“A real lady must always wear powder on her nose and stockings on her legs!” Estée Lauder declared when I interviewed her back in the eighties. “Oh, God – I fail on both counts today!” Elizabeth Hurley, who has been the global ambassador for Estée Lauder’s Breast Cancer Awareness Campaign for the past 20 years, laughed when I recounted the legendary cosmetics queen’s edict to her recently. “But things do change,” Hurley added. That truism has resonated not only for the Estée Lauder brand, but for the attitude toward breast cancer that the company has worked so hard to alter. Estée’s philanthropic daughter-in-law, the late Evelyn Lauder, spearheaded the BCA campaign in 1992, having raised millions of dollars for the cause. She also helped create the pink-ribbon symbol – a beacon of hope for breast-cancer survivors and a powerful emblem of sisterhood and compassion. The campaign, which has created a new global support community over its two decades, recently launched a digital storytelling mechanism through www.bcacampaign.com; last month, Hurley was in Toronto to spread the word about it. Looking sensational in a tight, powder-pink dress, she spoke with me in the corporate offices of Hudson’s Bay about her unwavering passion for the cause and how far we’ve come in terms of awareness.

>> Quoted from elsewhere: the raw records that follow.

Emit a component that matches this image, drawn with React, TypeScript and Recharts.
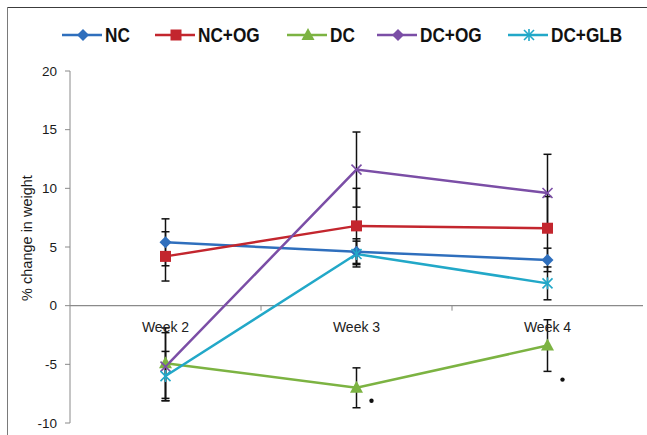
import React from "react";
import { LineChart, Line, XAxis, YAxis, ErrorBar, ReferenceLine } from "recharts";

const weeks = ["Week 2", "Week 3", "Week 4"];
const nc = [5.4, 4.6, 3.9];
const ncErr = [2.0, 1.1, 1.0];
const ncOg = [4.2, 6.8, 6.6];
const ncOgErr = [2.1, 3.2, 2.7];
const dc = [-4.9, -7.0, -3.4];
const dcErr = [3.0, 1.7, 2.2];
const dcOg = [-5.2, 11.6, 9.6];
const dcOgErr = [2.9, 3.2, 3.3];
const dcGlb = [-6.0, 4.4, 1.9];
const dcGlbErr = [2.1, 1.1, 1.4];
const significance = [null, -8.1, -6.3];
const yTicks = [-10, -5, 0, 5, 10, 15, 20];

const W = 647;
const H = 435;
const MARGIN = { top: 71, right: 4, bottom: 11, left: 0 };
const Y_MIN = -10;
const Y_MAX = 20;
const PLOT_H = H - MARGIN.top - MARGIN.bottom - 1;
const ZERO_Y = MARGIN.top + (PLOT_H * Y_MAX) / (Y_MAX - Y_MIN);
const HALF_BAND = (W - 70 - MARGIN.right) / 6;
const LEGEND_LEFT = [62, 155, 287, 377, 508];

const data = weeks.map((week, i) => ({
  week,
  nc: nc[i],
  ncErr: ncErr[i],
  ncOg: ncOg[i],
  ncOgErr: ncOgErr[i],
  dc: dc[i],
  dcErr: dcErr[i],
  dcOg: dcOg[i],
  dcOgErr: dcOgErr[i],
  dcGlb: dcGlb[i],
  dcGlbErr: dcGlbErr[i],
  sig: significance[i],
}));

type Shape = "diamond" | "square" | "triangle" | "cross" | "star";

const SERIES: { key: string; err: string; name: string; color: string; shape: Shape; legendShape: Shape }[] = [
  { key: "nc", err: "ncErr", name: "NC", color: "#2f6fbd", shape: "diamond", legendShape: "diamond" },
  { key: "ncOg", err: "ncOgErr", name: "NC+OG", color: "#c3262e", shape: "square", legendShape: "square" },
  { key: "dc", err: "dcErr", name: "DC", color: "#7cb342", shape: "triangle", legendShape: "triangle" },
  { key: "dcOg", err: "dcOgErr", name: "DC+OG", color: "#7b4ea6", shape: "cross", legendShape: "diamond" },
  { key: "dcGlb", err: "dcGlbErr", name: "DC+GLB", color: "#22a8c8", shape: "star", legendShape: "star" },
];

const marker = (shape: Shape, cx: number, cy: number, color: string, key?: string) => {
  switch (shape) {
    case "diamond":
      return <polygon key={key} points={`${cx},${cy - 6} ${cx + 6},${cy} ${cx},${cy + 6} ${cx - 6},${cy}`} fill={color} />;
    case "square":
      return <rect key={key} x={cx - 5.5} y={cy - 5.5} width={11} height={11} fill={color} />;
    case "triangle":
      return <polygon key={key} points={`${cx},${cy - 7} ${cx + 6.5},${cy + 5} ${cx - 6.5},${cy + 5}`} fill={color} />;
    case "cross":
      return (
        <g key={key} stroke={color} strokeWidth={1.6}>
          <line x1={cx - 5} y1={cy - 5} x2={cx + 5} y2={cy + 5} />
          <line x1={cx - 5} y1={cy + 5} x2={cx + 5} y2={cy - 5} />
        </g>
      );
    default:
      return (
        <g key={key} stroke={color} strokeWidth={1.6}>
          <line x1={cx - 5} y1={cy - 5} x2={cx + 5} y2={cy + 5} />
          <line x1={cx - 5} y1={cy + 5} x2={cx + 5} y2={cy - 5} />
          <line x1={cx} y1={cy - 6} x2={cx} y2={cy + 6} />
        </g>
      );
  }
};

const makeDot = (shape: Shape, color: string) => (props: any) => {
  const { cx, cy, index } = props;
  if (cx == null || cy == null) return <g key={`d-${index}`} />;
  return marker(shape, cx, cy, color, `d-${index}`);
};

const SigDot = (props: any) => {
  const { cx, cy, index, value } = props;
  if (cx == null || cy == null || value == null) return <g key={`s-${index}`} />;
  return <circle key={`s-${index}`} cx={cx + 15} cy={cy} r={2.2} fill="#111" />;
};

const WeekTick = (props: any) => {
  const { x, index, payload } = props;
  return (
    <g>
      {index > 0 && <line x1={x - HALF_BAND} y1={ZERO_Y} x2={x - HALF_BAND} y2={ZERO_Y + 5} stroke="#8a8a8a" />}
      <text x={x} y={ZERO_Y + 26} textAnchor="middle" fontSize={14} fill="#222" fontFamily="Liberation Sans, Arial, sans-serif">
        {payload.value}
      </text>
    </g>
  );
};

const YLabel = () => (
  <text
    x={27}
    y={238}
    transform="rotate(-90 27 238)"
    textAnchor="middle"
    dominantBaseline="central"
    fontSize={14.5}
    fill="#1a1a1a"
    fontFamily="Liberation Sans, Arial, sans-serif"
  >
    % change in weight
  </text>
);

const Legend = () => (
  <>
    {SERIES.map((s, i) => (
      <div
        key={s.key}
        style={{
          position: "absolute",
          top: 22,
          left: LEGEND_LEFT[i],
          display: "flex",
          alignItems: "center",
          gap: 3,
          whiteSpace: "nowrap",
        }}
      >
        <svg width={40} height={26}>
          <line x1={0} y1={13} x2={40} y2={13} stroke={s.color} strokeWidth={2.5} />
          {marker(s.legendShape, 21, 13, s.color)}
        </svg>
        <span
          style={{
            display: "inline-block",
            transform: "scaleX(0.82)",
            transformOrigin: "left center",
            fontFamily: "'Liberation Sans', Arial, sans-serif",
            fontWeight: 700,
            fontSize: 21,
            color: "#111",
            lineHeight: "26px",
          }}
        >
          {s.name}
        </span>
      </div>
    ))}
  </>
);

export default function App() {
  return (
    <div style={{ position: "absolute", top: 0, left: 0, width: W, height: H, background: "#fff", overflow: "hidden" }}>
      <div style={{ position: "absolute", top: 7, left: 7, right: 0, height: 0, borderTop: "1.5px solid #3c3c3c" }} />
      <div style={{ position: "absolute", top: 7, left: 7, bottom: 0, width: 0, borderLeft: "1.5px solid #7a7a7a" }} />
      <Legend />
      <div style={{ position: "absolute", top: 0, left: 0 }}>
        <LineChart width={W} height={H} data={data} margin={MARGIN}>
          <XAxis
            dataKey="week"
            height={1}
            axisLine={false}
            tickLine={false}
            padding={{ left: HALF_BAND, right: HALF_BAND }}
            tick={<WeekTick />}
            interval={0}
          />
          <YAxis
            width={70}
            domain={[Y_MIN, Y_MAX]}
            ticks={yTicks}
            interval={0}
            allowDataOverflow
            axisLine={{ stroke: "#8a8a8a" }}
            tickLine={{ stroke: "#8a8a8a" }}
            tickSize={5}
            tickMargin={8}
            tick={{ fontSize: 13.5, fill: "#1a1a1a", fontFamily: "Liberation Sans, Arial, sans-serif" }}
            label={<YLabel />}
          />
          <ReferenceLine y={0} stroke="#8a8a8a" strokeWidth={1.2} />
          {SERIES.map((s) => (
            <Line
              key={s.key}
              dataKey={s.key}
              name={s.name}
              stroke={s.color}
              strokeWidth={2.5}
              dot={makeDot(s.shape, s.color)}
              activeDot={false}
              isAnimationActive={false}
            >
              <ErrorBar dataKey={s.err} width={4} stroke="#111" strokeWidth={1.5} direction="y" />
            </Line>
          ))}
          <Line dataKey="sig" stroke="none" dot={SigDot} activeDot={false} legendType="none" isAnimationActive={false} />
        </LineChart>
      </div>
    </div>
  );
}
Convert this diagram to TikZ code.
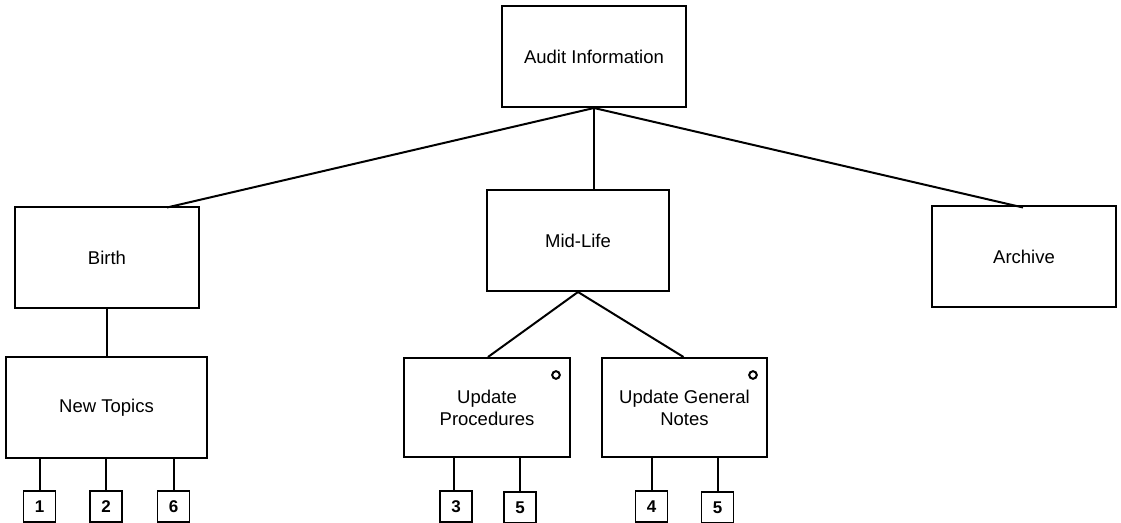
\documentclass[tikz,border=0pt]{standalone}
\usepackage{fontspec}
\setmainfont{Liberation Sans}
\usetikzlibrary{positioning,calc}
\tikzset{
  % boxes
  proc/.style={rectangle,draw=black,fill=white,line width=1pt,inner sep=2pt,
               minimum width=92pt,minimum height=50.5pt,align=center,
               font=\fontsize{9.25}{11}\selectfont},
  refbox/.style={rectangle,draw=black,fill=white,line width=0.9pt,inner sep=0pt,
                 minimum width=16pt,minimum height=15.5pt,
                 font=\fontsize{8.5}{10}\selectfont\bfseries},
  optmark/.style={circle,draw=black,line width=1pt,inner sep=0pt,minimum size=3.8pt},
  % lines
  link/.style={draw=black,line width=1pt},
}
\begin{document}
\begin{tikzpicture}[x=0.5pt,y=-0.5pt]
\useasboundingbox (0,0) rectangle (1121,523);
  % top level
  \node[proc] (audit) at (594,56.5) {Audit Information};
  \node[proc] (birth) at (107,257.5) {Birth};
  \node[proc,minimum width=91pt] (midlife) at (578,240.5) {Mid-Life};
  \node[proc] (archive) at (1024,257) {Archive};
  % second level
  \node[proc,minimum width=100.5pt] (newtopics) at (106.5,408) {New Topics};
  \node[proc,minimum width=83pt,minimum height=49.5pt] (updproc) at (487,407.5) {Update\\Procedures};
  \node[proc,minimum width=82.5pt,minimum height=49.5pt] (updnotes) at (684.5,407.5) {Update General\\Notes};
  \node[optmark] (optproc) at (556,375) {};
  \node[optmark] (optnotes) at (753,375) {};
  % references
  \node[refbox] (r1) at (39.5,506.5) {1};
  \node[refbox] (r2) at (106,506.5) {2};
  \node[refbox] (r6) at (173.5,506.5) {6};
  \node[refbox] (r3) at (456,506.5) {3};
  \node[refbox] (r5a) at (520,507.5) {5};
  \node[refbox] (r4) at (651.5,506.5) {4};
  \node[refbox] (r5b) at (717.5,507.5) {5};
  \coordinate (birthtop) at (167,207.5);
  \coordinate (archtop) at (1023,207.5);
  % connectors
  \draw[link] (audit.south) -- (birthtop);
  \draw[link] (audit.south) -- (audit.south |- midlife.north);
  \draw[link] (audit.south) -- (archtop);
  \draw[link] (birth.south) -- (birth.south |- newtopics.north);
  \draw[link] (midlife.south) -- ($(updproc.north)+(1,0)$);
  \draw[link] (midlife.south) -- ($(updnotes.north)+(-1,0)$);
  \foreach \r in {r1,r2,r6}
    \draw[link] (newtopics.south -| \r) -- (\r);
  \draw[link] (updproc.south -| 454,0) -- (r3.north -| 454,0);
  \draw[link] (updproc.south -| r5a) -- (r5a);
  \draw[link] (updnotes.south -| r4) -- (r4);
  \draw[link] (updnotes.south -| r5b) -- (r5b);
\end{tikzpicture}
\end{document}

What was it that made you say yes to this particular cause, to being so front and centre with it?
Twenty years ago, when I started my contract with the company as a model, Evelyn Lauder came to me and told me she had just started a foundation, then asked if I would help. I had just lost my grandmother to breast cancer. So it was very much in the front of my mind. And what she went on to say was exactly my own experience. She said, “Women all over the world are dying and no one really seems to be talking about it, or doing enough about it, and I want to change that.” And I knew my grandmother had been one of those women, who didn’t talk about it, didn’t tell us about her lump. Hearing Evelyn’s stories, I realized that she wasn’t an isolated case. [Keeping silent] was very prevalent among scared people who found a lump. Nowadays, it’s incredibly rare to find a large tumour in somebody who comes forward for the first time. It happens very rarely, whereas 20 year ago most of the tumours they found, like my grandmother’s, were large. Of course, it’s still not a great scenario today if they find something so large. But it’s very, very rare now, and that really is thanks to the pink-ribbon campaign.
Why do you think people share these kinds of intimate stories?
I think it must be very tough for the people who make the decision to share those stories, but I think that, by doing so, they help so many people who otherwise feel quite isolated and alone. To know that there’s some kind of unity makes a massive difference. I wish that, 20 years ago, we had gone to my grandmother’s chemotherapy sessions with her. I wish we’d known more about it. The whole family didn’t know she had breast cancer because she didn’t want to say the word “breast.”
Why, as an artist, did you think it was so important to extend beyond the work you love so much and do something of this nature?
I think it’s an age-old thing of wanting to give back and, once you realize how lucky you are in some respects, you’re just so desperate to help other people. Those in the public eye can be so phenomenally influential. Like Elizabeth Taylor, speaking about AIDS so publicly so early on. It was a phenomenal thing to do. And when Princess Diana shook hands with AIDS patients without wearing gloves – these were steps that people have taken along the way to stand up for what they believe in. And if, in my very small way, I can do a bit for this cause, it’s a labour of love. I love doing it.